Effects of Divorce on Children

Effects of Divorce on Children

by Jason Deines

in Child Custody and CoParenting, Featured

—Begin Rant—
As I was looking into information on the effects of divorce on children I came across this statement that said parents were concerned about the effects the divorce would have on their children. The problem I have with that is that 50 percent of marriages end in divorce. You would think if we were really concerned about how it would affect our children then that number would be much lower that we would find a way to make it work if not for ourselves then for our children. But I guess at this point that is water under the bridge.
—End Rant—

Depending on your child’s age, the effects of divorce on children vary.

Infants can’t understand what is going on but they can feel the tension and change in their parent’s moods and energy.

Preschool children often feel they are the cause of the divorce and experience fear of being alone and abandoned. Denial that things have changed is also common.

School aged children understand more of what is going on within the family. They may experience resentment, grief, anger, and divided loyalties. They have a hard time controlling and dealing with their feelings because of their young age.

Teens, they know it all, they are understand what is going on and they feel angry, guilty, lonely and depressed. Often times they are forced to grow up quicker than they should.

Helping Children Cope with Divorce

One of the most critical things that you can do to help your children cope with divorce is to minimize the conflict between you and your ex. You should never bad mouth them or fight in front of your children.

If your children are old enough you should talk to them about what is happening and how things will look for them. They want to know what their relationship will be with both parents. Some children go into problem solving mode here so be patient and hear them out.
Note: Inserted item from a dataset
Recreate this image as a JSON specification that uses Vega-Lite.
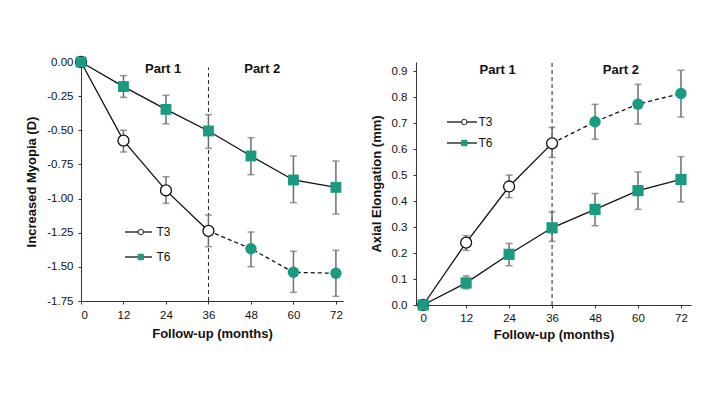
{
  "$schema": "https://vega.github.io/schema/vega-lite/v6.json",
  "background": "white",
  "padding": {"left": 25, "top": 53, "right": 5, "bottom": 5},
  "spacing": 27,
  "datasets": {
    "myopia": [
      {"series": "T3", "month": 0, "mean": 0, "lo": null, "hi": null},
      {"series": "T3", "month": 12, "mean": -0.576, "lo": -0.659, "hi": -0.5},
      {"series": "T3", "month": 24, "mean": -0.94, "lo": -1.035, "hi": -0.84},
      {"series": "T3", "month": 36, "mean": -1.237, "lo": -1.352, "hi": -1.12},
      {"series": "T3", "month": 48, "mean": -1.367, "lo": -1.499, "hi": -1.245},
      {"series": "T3", "month": 60, "mean": -1.54, "lo": -1.687, "hi": -1.386},
      {"series": "T3", "month": 72, "mean": -1.547, "lo": -1.716, "hi": -1.379},
      {"series": "T6", "month": 0, "mean": 0, "lo": null, "hi": null},
      {"series": "T6", "month": 12, "mean": -0.18, "lo": -0.259, "hi": -0.1},
      {"series": "T6", "month": 24, "mean": -0.347, "lo": -0.452, "hi": -0.244},
      {"series": "T6", "month": 36, "mean": -0.505, "lo": -0.632, "hi": -0.386},
      {"series": "T6", "month": 48, "mean": -0.688, "lo": -0.825, "hi": -0.554},
      {"series": "T6", "month": 60, "mean": -0.864, "lo": -1.03, "hi": -0.688},
      {"series": "T6", "month": 72, "mean": -0.918, "lo": -1.113, "hi": -0.725}
    ],
    "axial": [
      {"series": "T3", "month": 0, "mean": 0, "lo": null, "hi": null},
      {"series": "T3", "month": 12, "mean": 0.24, "lo": 0.21, "hi": 0.267},
      {"series": "T3", "month": 24, "mean": 0.456, "lo": 0.413, "hi": 0.5},
      {"series": "T3", "month": 36, "mean": 0.622, "lo": 0.568, "hi": 0.683},
      {"series": "T3", "month": 48, "mean": 0.705, "lo": 0.638, "hi": 0.772},
      {"series": "T3", "month": 60, "mean": 0.773, "lo": 0.696, "hi": 0.849},
      {"series": "T3", "month": 72, "mean": 0.814, "lo": 0.723, "hi": 0.903},
      {"series": "T6", "month": 0, "mean": 0, "lo": null, "hi": null},
      {"series": "T6", "month": 12, "mean": 0.085, "lo": 0.062, "hi": 0.112},
      {"series": "T6", "month": 24, "mean": 0.195, "lo": 0.151, "hi": 0.237},
      {"series": "T6", "month": 36, "mean": 0.297, "lo": 0.245, "hi": 0.358},
      {"series": "T6", "month": 48, "mean": 0.368, "lo": 0.305, "hi": 0.429},
      {"series": "T6", "month": 60, "mean": 0.44, "lo": 0.368, "hi": 0.512},
      {"series": "T6", "month": 72, "mean": 0.483, "lo": 0.397, "hi": 0.571}
    ]
  },
  "resolve": {"scale": {"size": "independent", "shape": "independent", "fill": "independent", "stroke": "independent"}},
  "hconcat": [
    {
      "width": 262,
      "height": 239,
      "data": {"name": "myopia"},
      "encoding": {
        "x": {"field": "month", "type": "quantitative",
              "scale": {"domain": [0, 74], "nice": false, "zero": false},
              "axis": {"values": [0, 12, 24, 36, 48, 60, 72], "title": "Follow-up (months)", "labelPadding": 5, "titlePadding": 7}},
        "y": {"field": "mean", "type": "quantitative",
              "scale": {"domain": [-1.75, 0], "nice": false, "zero": false},
              "axis": {"values": [-1.75, -1.5, -1.25, -1, -0.75, -0.5, -0.25, 0], "title": "Increased Myopia (D)",
                       "labelExpr": "replace(format(datum.value, '.2f'), '\u2212', '-')", "labelPadding": 5, "titlePadding": 8}}
      },
      "layer": [
        {"transform": [{"filter": "datum.series == 'T3' && datum.month == 36"}],
         "mark": {"type": "rule", "strokeDash": [4, 3], "color": "#222", "strokeWidth": 1},
         "encoding": {"y": {"datum": -1.75}, "y2": {"datum": -0.04}}},
        {"transform": [{"filter": "datum.month > 0"}],
         "mark": {"type": "errorbar", "ticks": true, "size": 7, "thickness": 1.5, "color": "#6e6e6e"},
         "encoding": {"y": {"field": "lo", "type": "quantitative"}, "y2": {"field": "hi"}}},
        {"transform": [{"filter": "datum.series == 'T3' && datum.month <= 36"}],
         "mark": {"type": "line", "color": "#111", "strokeWidth": 1.3}},
        {"transform": [{"filter": "datum.series == 'T3' && datum.month >= 36"}],
         "mark": {"type": "line", "color": "#111", "strokeWidth": 1.3, "strokeDash": [4, 3]}},
        {"transform": [{"filter": "datum.series == 'T6'"}],
         "mark": {"type": "line", "color": "#111", "strokeWidth": 1.3}},
        {"transform": [{"filter": "datum.series == 'T3' && datum.month <= 36"}],
         "mark": {"type": "point", "shape": "circle", "filled": true, "fill": "white", "stroke": "#111", "strokeWidth": 1.3, "size": 120, "opacity": 1}},
        {"transform": [{"filter": "datum.series == 'T3' && datum.month > 36"}],
         "mark": {"type": "point", "shape": "circle", "filled": true, "color": "#1a9a80", "size": 130, "opacity": 1}},
        {"transform": [{"filter": "datum.series == 'T6'"}],
         "mark": {"type": "point", "shape": "square", "filled": true, "color": "#1a9a80", "size": 118, "opacity": 1}},
        {"transform": [{"filter": "datum.series == 'T3' && datum.month == 0"}],
         "mark": {"type": "text", "text": "Part 1", "font": "Liberation Sans", "fontSize": 13, "fontWeight": "bold", "color": "#111", "baseline": "middle", "align": "center"},
         "encoding": {"x": {"datum": 23.2}, "y": {"datum": -0.05}}},
        {"transform": [{"filter": "datum.series == 'T3' && datum.month == 0"}],
         "mark": {"type": "text", "text": "Part 2", "font": "Liberation Sans", "fontSize": 13, "fontWeight": "bold", "color": "#111", "baseline": "middle", "align": "center"},
         "encoding": {"x": {"datum": 51.2}, "y": {"datum": -0.05}}},
        {"transform": [{"filter": "datum.month == 0"}],
         "mark": {"type": "point", "filled": false, "opacity": 0, "color": "#333"},
         "encoding": {"size": {"field": "series", "type": "ordinal", "scale": {"domain": ["T3", "T6"], "range": [100, 100]},
           "legend": {"title": null, "orient": "none", "legendX": 51.5, "legendY": 164, "symbolType": "M-2.7,0L2.7,0",
                      "symbolStrokeColor": "#333", "symbolStrokeWidth": 1.5, "symbolFillColor": "transparent", "symbolOpacity": 1,
                      "labelFont": "Liberation Sans", "labelFontSize": 12, "labelColor": "#111", "labelOffset": 12, "rowPadding": 13, "padding": 0}}}},
        {"transform": [{"filter": "datum.month == 0"}],
         "mark": {"type": "point", "filled": true, "opacity": 0, "size": 30},
         "encoding": {
           "shape": {"field": "series", "type": "nominal", "scale": {"range": ["circle", "square"]},
             "legend": {"title": null, "orient": "none", "legendX": 53.8, "legendY": 164, "symbolSize": 30, "symbolStrokeWidth": 1, "symbolOpacity": 1,
                        "labelFont": "Liberation Sans", "labelFontSize": 12, "labelOpacity": 0, "labelExpr": "''", "rowPadding": 13, "padding": 0}},
           "fill": {"field": "series", "type": "nominal", "scale": {"range": ["white", "#1a9a80"]},
             "legend": {"title": null, "orient": "none", "legendX": 53.8, "legendY": 164, "symbolSize": 30, "symbolStrokeWidth": 1, "symbolOpacity": 1,
                        "labelFont": "Liberation Sans", "labelFontSize": 12, "labelOpacity": 0, "labelExpr": "''", "rowPadding": 13, "padding": 0}},
           "stroke": {"field": "series", "type": "nominal", "scale": {"range": ["#222", "#1a9a80"]},
             "legend": {"title": null, "orient": "none", "legendX": 53.8, "legendY": 164, "symbolSize": 30, "symbolStrokeWidth": 1, "symbolOpacity": 1,
                        "labelFont": "Liberation Sans", "labelFontSize": 12, "labelOpacity": 0, "labelExpr": "''", "rowPadding": 13, "padding": 0}}
         }}
      ]
    },
    {
      "width": 275,
      "height": 243,
      "data": {"name": "axial"},
      "encoding": {
        "x": {"field": "month", "type": "quantitative",
              "scale": {"domain": [-2, 74.8], "nice": false, "zero": false},
              "axis": {"values": [0, 12, 24, 36, 48, 60, 72], "title": "Follow-up (months)", "labelPadding": 4, "titlePadding": 5}},
        "y": {"field": "mean", "type": "quantitative",
              "scale": {"domain": [0, 0.935], "nice": false, "zero": false},
              "axis": {"values": [0, 0.1, 0.2, 0.3, 0.4, 0.5, 0.6, 0.7, 0.8, 0.9], "format": ".1f", "title": "Axial Elongation (mm)", "labelPadding": 6, "titlePadding": 8}}
      },
      "layer": [
        {"transform": [{"filter": "datum.series == 'T3' && datum.month == 36"}],
         "mark": {"type": "rule", "strokeDash": [4, 3], "color": "#222", "strokeWidth": 1},
         "encoding": {"y": {"datum": 0}, "y2": {"datum": 0.935}}},
        {"transform": [{"filter": "datum.month > 0"}],
         "mark": {"type": "errorbar", "ticks": true, "size": 7, "thickness": 1.5, "color": "#6e6e6e"},
         "encoding": {"y": {"field": "lo", "type": "quantitative"}, "y2": {"field": "hi"}}},
        {"transform": [{"filter": "datum.series == 'T3' && datum.month <= 36"}],
         "mark": {"type": "line", "color": "#111", "strokeWidth": 1.3}},
        {"transform": [{"filter": "datum.series == 'T3' && datum.month >= 36"}],
         "mark": {"type": "line", "color": "#111", "strokeWidth": 1.3, "strokeDash": [4, 3]}},
        {"transform": [{"filter": "datum.series == 'T6'"}],
         "mark": {"type": "line", "color": "#111", "strokeWidth": 1.3}},
        {"transform": [{"filter": "datum.series == 'T3' && datum.month <= 36"}],
         "mark": {"type": "point", "shape": "circle", "filled": true, "fill": "white", "stroke": "#111", "strokeWidth": 1.3, "size": 120, "opacity": 1}},
        {"transform": [{"filter": "datum.series == 'T3' && datum.month > 36"}],
         "mark": {"type": "point", "shape": "circle", "filled": true, "color": "#1a9a80", "size": 130, "opacity": 1}},
        {"transform": [{"filter": "datum.series == 'T6'"}],
         "mark": {"type": "point", "shape": "square", "filled": true, "color": "#1a9a80", "size": 125, "opacity": 1}},
        {"transform": [{"filter": "datum.series == 'T3' && datum.month == 0"}],
         "mark": {"type": "text", "text": "Part 1", "font": "Liberation Sans", "fontSize": 13, "fontWeight": "bold", "color": "#111", "baseline": "middle", "align": "center"},
         "encoding": {"x": {"datum": 20.8}, "y": {"datum": 0.906}}},
        {"transform": [{"filter": "datum.series == 'T3' && datum.month == 0"}],
         "mark": {"type": "text", "text": "Part 2", "font": "Liberation Sans", "fontSize": 13, "fontWeight": "bold", "color": "#111", "baseline": "middle", "align": "center"},
         "encoding": {"x": {"datum": 55.2}, "y": {"datum": 0.906}}},
        {"transform": [{"filter": "datum.month == 0"}],
         "mark": {"type": "point", "filled": false, "opacity": 0, "color": "#333"},
         "encoding": {"size": {"field": "series", "type": "ordinal", "scale": {"domain": ["T3", "T6"], "range": [100, 100]},
           "legend": {"title": null, "orient": "none", "legendX": 40, "legendY": 54, "symbolType": "M-3,0L3,0",
                      "symbolStrokeColor": "#333", "symbolStrokeWidth": 1.5, "symbolFillColor": "transparent", "symbolOpacity": 1,
                      "labelFont": "Liberation Sans", "labelFontSize": 12, "labelColor": "#111", "labelOffset": 10.5, "rowPadding": 9, "padding": 0}}}},
        {"transform": [{"filter": "datum.month == 0"}],
         "mark": {"type": "point", "filled": true, "opacity": 0, "size": 30},
         "encoding": {
           "shape": {"field": "series", "type": "nominal", "scale": {"range": ["circle", "square"]},
             "legend": {"title": null, "orient": "none", "legendX": 42.3, "legendY": 54, "symbolSize": 30, "symbolStrokeWidth": 1, "symbolOpacity": 1,
                        "labelFont": "Liberation Sans", "labelFontSize": 12, "labelOpacity": 0, "labelExpr": "''", "rowPadding": 9, "padding": 0}},
           "fill": {"field": "series", "type": "nominal", "scale": {"range": ["white", "#1a9a80"]},
             "legend": {"title": null, "orient": "none", "legendX": 42.3, "legendY": 54, "symbolSize": 30, "symbolStrokeWidth": 1, "symbolOpacity": 1,
                        "labelFont": "Liberation Sans", "labelFontSize": 12, "labelOpacity": 0, "labelExpr": "''", "rowPadding": 9, "padding": 0}},
           "stroke": {"field": "series", "type": "nominal", "scale": {"range": ["#222", "#1a9a80"]},
             "legend": {"title": null, "orient": "none", "legendX": 42.3, "legendY": 54, "symbolSize": 30, "symbolStrokeWidth": 1, "symbolOpacity": 1,
                        "labelFont": "Liberation Sans", "labelFontSize": 12, "labelOpacity": 0, "labelExpr": "''", "rowPadding": 9, "padding": 0}}
         }}
      ]
    }
  ],
  "config": {
    "view": {"stroke": null},
    "font": "Liberation Sans",
    "axis": {
      "grid": false,
      "domainColor": "#333",
      "domainWidth": 1,
      "tickColor": "#333",
      "tickSize": 3,
      "labelFont": "Liberation Sans",
      "labelFontSize": 11.5,
      "labelColor": "#111",
      "titleFont": "Liberation Sans",
      "titleFontSize": 13,
      "titleFontWeight": "bold",
      "titleColor": "#111"
    }
  }
}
Even though it is not always possible; each parent should have consistent and even day-by-day involvement in their child’s life. When parents set the same rules and are involved the children feel valued and loved.

Change can be hard, especially for children so if at all possible limit the changes in their lives. Try to keep them in the same school, childcare, home, or neighborhood. Even their relationships are important; allow them to see grandma and grandpa and their friends as they normally would.

There are a lot of things that you can do to help your children cope with the effects of divorce. But one of the most critical is how you manage your stress. You need to be able to take care of yourself if you want to take care of your kids. Not only will you feel better but your children will be watching you and they will pick up both the positive and negative ways you deal with stress.

Lastly, use friends and family as a support group during this rough time, not your children.

Source: University of New Hampshire Cooperative Extension – The Effects of Divorce on Children


{ 5 comments… read them below or add one }

1 Kat

All of what you’ve written is solid advice the problem comes when the other ex is bitter and angry. He chose to have the affairs and when I put my foot down and filed for divorce he became angry. His mistress/wife is just and bad as he is and they put my child in the middle of it. It leaves my daughter with pain and questions that I don’t want to answer.

I was sitting here tonight thinking about how I should forgive them, God tells us to forgive them, heck He tells us to forgive them over and over again. I wish that I could, I can’t, not yet. I can get stronger and take care of my children and in time forgive. Oh I have forgiven them for the affair but not for the way they put my child in the middle over and over again.

2 Jason

I hate the questions from the little one… My daughter is 6 and tonight she got some bad news from her mom, that she is moving to another state. Well my daughter is mad at me and I am confused by that. I understand that she is angry and doesn’t know how to deal with her emotions but I hope that she will soon see that I am there for her and helping her.

3 paula

Wow! My prayers are with you Jason. It’s funny(not really) when my ex was leaving he assured me that the kids were “resilient” and that it was better for them to grow up in a split home with parents who actually loved one another. Funny- I actually did love him. People like him only care about themselves. They only pretend to care about the kids. But- God is willling and able to heal and redeem his people and their loved ones. I know God will bless incredibly my kids and me, but it won’t be because we are “resilient”. I am reminded of the verse that says that Jesus came that we might have life and have it more abundantly,

4 Jason

I like what you said… being resilient doesn’t mean that we won’t get through things the way we should. We are all screwed up to some extent, me probably more than many, and just because we bounce back we don’t always do it better off or unscarred. Anyhow, my ex just told me she was moving to another state. I have our daughter but I really an scared how this will affect her.

5 Kat

Jason,
She mad at you because it’s safe to be mad at you. I’ve been there with this one. My daughter can yell at me and I take it okay, her dad wouldn’t take it as well as I do.